TASK TO COMPLETE — Transcribe all of the data exactly. Omit the pictures.

## Start

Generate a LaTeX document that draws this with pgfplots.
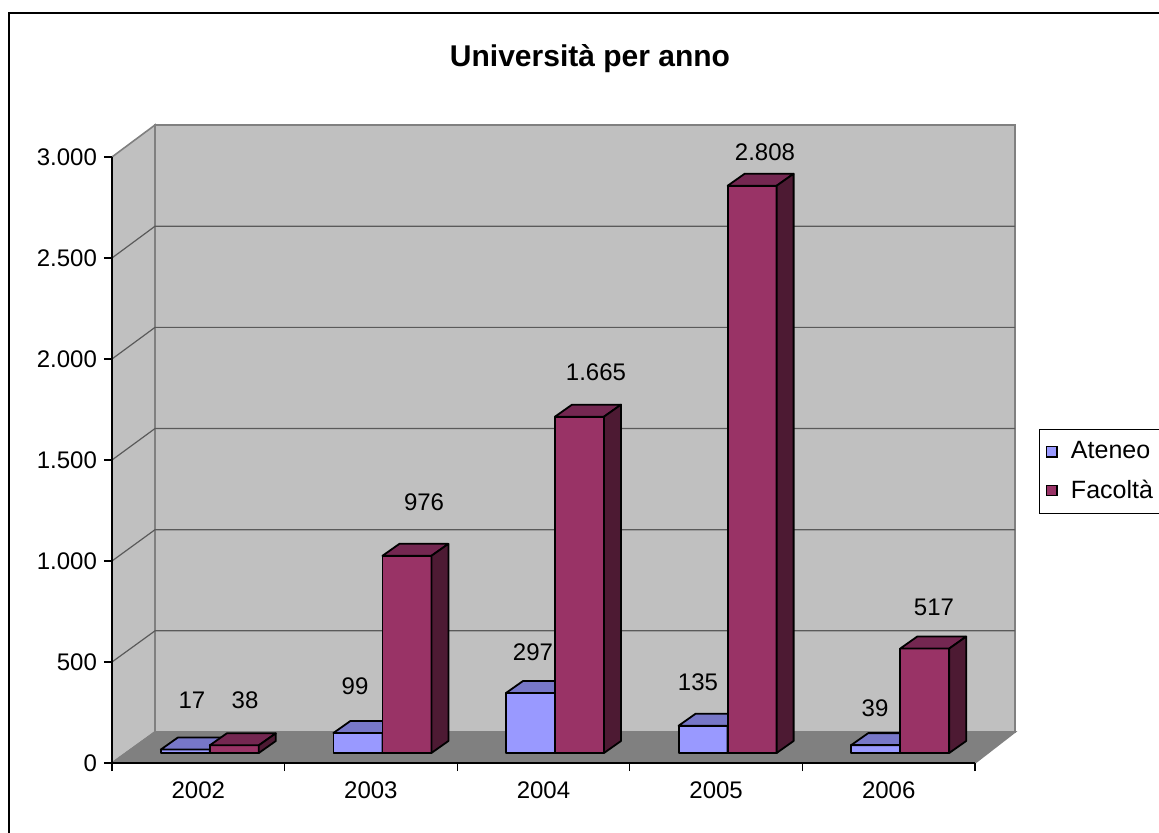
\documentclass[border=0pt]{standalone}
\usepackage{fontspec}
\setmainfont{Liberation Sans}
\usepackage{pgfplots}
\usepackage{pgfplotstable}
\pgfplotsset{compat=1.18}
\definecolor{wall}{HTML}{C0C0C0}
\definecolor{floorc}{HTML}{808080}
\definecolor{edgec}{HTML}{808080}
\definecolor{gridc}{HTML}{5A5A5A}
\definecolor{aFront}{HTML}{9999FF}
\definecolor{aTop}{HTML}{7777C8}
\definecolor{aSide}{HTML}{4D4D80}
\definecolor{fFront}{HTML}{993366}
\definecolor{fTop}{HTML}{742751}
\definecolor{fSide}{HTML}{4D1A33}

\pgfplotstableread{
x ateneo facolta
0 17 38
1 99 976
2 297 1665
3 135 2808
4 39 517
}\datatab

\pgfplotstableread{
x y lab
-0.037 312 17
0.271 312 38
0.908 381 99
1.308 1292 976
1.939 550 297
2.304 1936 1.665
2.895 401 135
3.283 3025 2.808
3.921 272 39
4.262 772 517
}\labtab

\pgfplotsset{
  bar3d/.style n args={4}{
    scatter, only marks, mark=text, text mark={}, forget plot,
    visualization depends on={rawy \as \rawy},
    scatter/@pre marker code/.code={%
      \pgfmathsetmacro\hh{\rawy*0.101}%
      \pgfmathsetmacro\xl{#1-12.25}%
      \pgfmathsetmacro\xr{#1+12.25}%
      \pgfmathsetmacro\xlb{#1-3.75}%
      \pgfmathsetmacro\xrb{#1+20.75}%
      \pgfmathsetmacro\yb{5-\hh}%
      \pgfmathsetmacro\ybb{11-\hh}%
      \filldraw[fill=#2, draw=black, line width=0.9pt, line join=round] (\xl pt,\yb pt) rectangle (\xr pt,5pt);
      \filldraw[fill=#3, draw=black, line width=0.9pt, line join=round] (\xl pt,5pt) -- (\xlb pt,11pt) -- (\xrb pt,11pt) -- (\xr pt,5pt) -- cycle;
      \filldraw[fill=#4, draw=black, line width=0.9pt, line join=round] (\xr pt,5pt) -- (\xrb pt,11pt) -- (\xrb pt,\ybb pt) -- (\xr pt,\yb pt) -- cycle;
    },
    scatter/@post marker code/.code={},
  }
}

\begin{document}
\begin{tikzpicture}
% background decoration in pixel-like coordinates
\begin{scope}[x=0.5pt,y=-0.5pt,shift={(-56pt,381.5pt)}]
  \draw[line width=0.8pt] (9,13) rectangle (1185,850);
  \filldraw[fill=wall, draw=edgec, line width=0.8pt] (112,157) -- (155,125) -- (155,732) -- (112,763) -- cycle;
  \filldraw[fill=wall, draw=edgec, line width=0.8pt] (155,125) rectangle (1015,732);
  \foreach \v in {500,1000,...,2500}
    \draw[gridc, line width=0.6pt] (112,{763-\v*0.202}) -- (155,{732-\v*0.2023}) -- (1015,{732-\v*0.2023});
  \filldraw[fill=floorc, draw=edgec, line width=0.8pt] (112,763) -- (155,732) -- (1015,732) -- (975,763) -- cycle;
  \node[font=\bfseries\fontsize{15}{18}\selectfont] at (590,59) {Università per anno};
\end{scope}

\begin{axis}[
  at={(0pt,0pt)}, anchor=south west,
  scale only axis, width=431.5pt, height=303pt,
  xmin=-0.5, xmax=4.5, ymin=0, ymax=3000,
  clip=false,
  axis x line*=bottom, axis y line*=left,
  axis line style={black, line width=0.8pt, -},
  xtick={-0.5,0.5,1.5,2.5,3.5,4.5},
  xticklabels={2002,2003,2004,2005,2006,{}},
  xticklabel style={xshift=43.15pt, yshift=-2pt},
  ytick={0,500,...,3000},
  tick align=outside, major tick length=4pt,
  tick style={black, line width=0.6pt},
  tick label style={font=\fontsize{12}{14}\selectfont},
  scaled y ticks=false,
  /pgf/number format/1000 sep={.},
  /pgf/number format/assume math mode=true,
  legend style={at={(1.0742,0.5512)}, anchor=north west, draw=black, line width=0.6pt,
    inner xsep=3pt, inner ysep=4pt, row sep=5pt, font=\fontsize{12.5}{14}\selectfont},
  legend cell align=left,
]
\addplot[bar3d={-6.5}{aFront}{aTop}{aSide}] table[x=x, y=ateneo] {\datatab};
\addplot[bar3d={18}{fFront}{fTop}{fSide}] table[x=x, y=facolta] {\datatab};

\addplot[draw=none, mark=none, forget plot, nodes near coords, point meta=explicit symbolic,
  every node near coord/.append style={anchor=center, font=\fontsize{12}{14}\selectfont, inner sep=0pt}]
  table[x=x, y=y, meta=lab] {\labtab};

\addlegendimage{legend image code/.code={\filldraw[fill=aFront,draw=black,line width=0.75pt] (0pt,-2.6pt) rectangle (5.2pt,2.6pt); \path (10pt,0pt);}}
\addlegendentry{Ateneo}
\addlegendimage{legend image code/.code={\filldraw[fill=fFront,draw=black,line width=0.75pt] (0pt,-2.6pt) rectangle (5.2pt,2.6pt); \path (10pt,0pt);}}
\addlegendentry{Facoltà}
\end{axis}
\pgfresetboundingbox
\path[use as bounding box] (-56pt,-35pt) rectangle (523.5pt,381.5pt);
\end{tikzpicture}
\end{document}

## End

REPLY —
Generate a LaTeX document that draws this with pgfplots.
\documentclass[border=0pt]{standalone}
\usepackage{fontspec}
\setmainfont{Liberation Sans}
\usepackage{pgfplots}
\usepackage{pgfplotstable}
\pgfplotsset{compat=1.18}
\definecolor{wall}{HTML}{C0C0C0}
\definecolor{floorc}{HTML}{808080}
\definecolor{edgec}{HTML}{808080}
\definecolor{gridc}{HTML}{5A5A5A}
\definecolor{aFront}{HTML}{9999FF}
\definecolor{aTop}{HTML}{7777C8}
\definecolor{aSide}{HTML}{4D4D80}
\definecolor{fFront}{HTML}{993366}
\definecolor{fTop}{HTML}{742751}
\definecolor{fSide}{HTML}{4D1A33}

\pgfplotstableread{
x ateneo facolta
0 17 38
1 99 976
2 297 1665
3 135 2808
4 39 517
}\datatab

\pgfplotstableread{
x y lab
-0.037 312 17
0.271 312 38
0.908 381 99
1.308 1292 976
1.939 550 297
2.304 1936 1.665
2.895 401 135
3.283 3025 2.808
3.921 272 39
4.262 772 517
}\labtab

\pgfplotsset{
  bar3d/.style n args={4}{
    scatter, only marks, mark=text, text mark={}, forget plot,
    visualization depends on={rawy \as \rawy},
    scatter/@pre marker code/.code={%
      \pgfmathsetmacro\hh{\rawy*0.101}%
      \pgfmathsetmacro\xl{#1-12.25}%
      \pgfmathsetmacro\xr{#1+12.25}%
      \pgfmathsetmacro\xlb{#1-3.75}%
      \pgfmathsetmacro\xrb{#1+20.75}%
      \pgfmathsetmacro\yb{5-\hh}%
      \pgfmathsetmacro\ybb{11-\hh}%
      \filldraw[fill=#2, draw=black, line width=0.9pt, line join=round] (\xl pt,\yb pt) rectangle (\xr pt,5pt);
      \filldraw[fill=#3, draw=black, line width=0.9pt, line join=round] (\xl pt,5pt) -- (\xlb pt,11pt) -- (\xrb pt,11pt) -- (\xr pt,5pt) -- cycle;
      \filldraw[fill=#4, draw=black, line width=0.9pt, line join=round] (\xr pt,5pt) -- (\xrb pt,11pt) -- (\xrb pt,\ybb pt) -- (\xr pt,\yb pt) -- cycle;
    },
    scatter/@post marker code/.code={},
  }
}

\begin{document}
\begin{tikzpicture}
% background decoration in pixel-like coordinates
\begin{scope}[x=0.5pt,y=-0.5pt,shift={(-56pt,381.5pt)}]
  \draw[line width=0.8pt] (9,13) rectangle (1185,850);
  \filldraw[fill=wall, draw=edgec, line width=0.8pt] (112,157) -- (155,125) -- (155,732) -- (112,763) -- cycle;
  \filldraw[fill=wall, draw=edgec, line width=0.8pt] (155,125) rectangle (1015,732);
  \foreach \v in {500,1000,...,2500}
    \draw[gridc, line width=0.6pt] (112,{763-\v*0.202}) -- (155,{732-\v*0.2023}) -- (1015,{732-\v*0.2023});
  \filldraw[fill=floorc, draw=edgec, line width=0.8pt] (112,763) -- (155,732) -- (1015,732) -- (975,763) -- cycle;
  \node[font=\bfseries\fontsize{15}{18}\selectfont] at (590,59) {Università per anno};
\end{scope}

\begin{axis}[
  at={(0pt,0pt)}, anchor=south west,
  scale only axis, width=431.5pt, height=303pt,
  xmin=-0.5, xmax=4.5, ymin=0, ymax=3000,
  clip=false,
  axis x line*=bottom, axis y line*=left,
  axis line style={black, line width=0.8pt, -},
  xtick={-0.5,0.5,1.5,2.5,3.5,4.5},
  xticklabels={2002,2003,2004,2005,2006,{}},
  xticklabel style={xshift=43.15pt, yshift=-2pt},
  ytick={0,500,...,3000},
  tick align=outside, major tick length=4pt,
  tick style={black, line width=0.6pt},
  tick label style={font=\fontsize{12}{14}\selectfont},
  scaled y ticks=false,
  /pgf/number format/1000 sep={.},
  /pgf/number format/assume math mode=true,
  legend style={at={(1.0742,0.5512)}, anchor=north west, draw=black, line width=0.6pt,
    inner xsep=3pt, inner ysep=4pt, row sep=5pt, font=\fontsize{12.5}{14}\selectfont},
  legend cell align=left,
]
\addplot[bar3d={-6.5}{aFront}{aTop}{aSide}] table[x=x, y=ateneo] {\datatab};
\addplot[bar3d={18}{fFront}{fTop}{fSide}] table[x=x, y=facolta] {\datatab};

\addplot[draw=none, mark=none, forget plot, nodes near coords, point meta=explicit symbolic,
  every node near coord/.append style={anchor=center, font=\fontsize{12}{14}\selectfont, inner sep=0pt}]
  table[x=x, y=y, meta=lab] {\labtab};

\addlegendimage{legend image code/.code={\filldraw[fill=aFront,draw=black,line width=0.75pt] (0pt,-2.6pt) rectangle (5.2pt,2.6pt); \path (10pt,0pt);}}
\addlegendentry{Ateneo}
\addlegendimage{legend image code/.code={\filldraw[fill=fFront,draw=black,line width=0.75pt] (0pt,-2.6pt) rectangle (5.2pt,2.6pt); \path (10pt,0pt);}}
\addlegendentry{Facoltà}
\end{axis}
\pgfresetboundingbox
\path[use as bounding box] (-56pt,-35pt) rectangle (523.5pt,381.5pt);
\end{tikzpicture}
\end{document}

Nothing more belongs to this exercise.